Mark McGuire’s solo work crossed over from limited run cassettes and indie labels onto the venerable Editions Mego imprint around the same time last year as his spacedelic kosmische project, Emeralds. Both releases are stirring, intricate instrumental albums of great merit, but whereas Emeralds’s Does It Look Like I’m Here? was a seismically dense powerhouse most at home lingering gaseously in the cosmos, Living With Yourself is a personal, intimate, even slightly sentimental record, the cover featuring a plain collage of starkly prosaic and candid Americana shots. The song titles too seem private — “Around the Old Neighborhood”, “Brain Storm (for Erin)”, and “Two Different People”, followed immediately by “Moving Apart”. One might even think of it as a kind of abstract autobiography written in tones rather than words, its chord changes and FX-adornments recounting moments of emotion, if not specific, lived details.

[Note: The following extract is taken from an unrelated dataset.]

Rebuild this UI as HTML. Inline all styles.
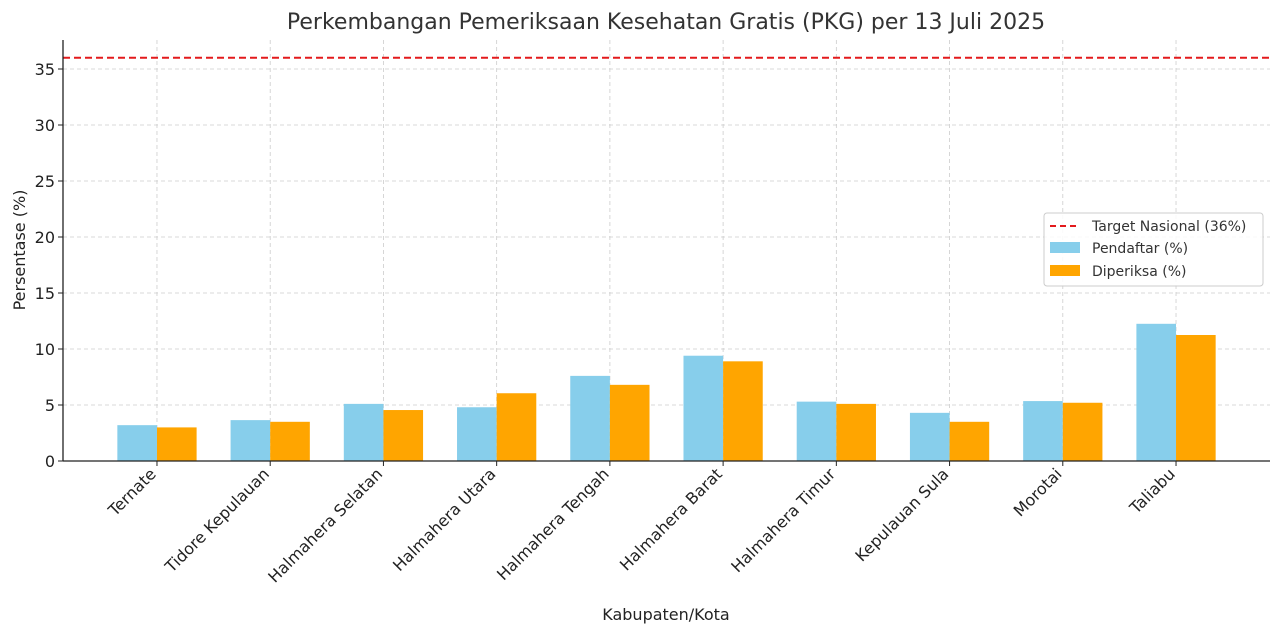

It’s also worth noting that this is a solo guitar record (which has to be a first for Editions Mego), one that can get vaguely new age at times and resemble the noodly end of post-rock at others (the strummed dynamics of “Brothers (for Matt)” reminds me more than a little bit of Mogwai’s “Summer (Priority Version)”). As much of a virtuoso as McGuire is, however, he is not trying to be Joe Satriani here. Though impressive in its own way, McGuire’s playing is a kind of quiet alchemy, wowing listeners through mystification rather than spectacle. To say that Living With Yourself is more closely related to the better solo efforts of Michael Rother or the breezy atmospherics of the Durutti Column would be accurate (and somewhat faint) praise, but it would fall short of recognizing just how versatile McGuire makes his instrument sound. By the album’s end, you’ll be returning to those Emeralds releases wondering if anybody else was even playing on them at all.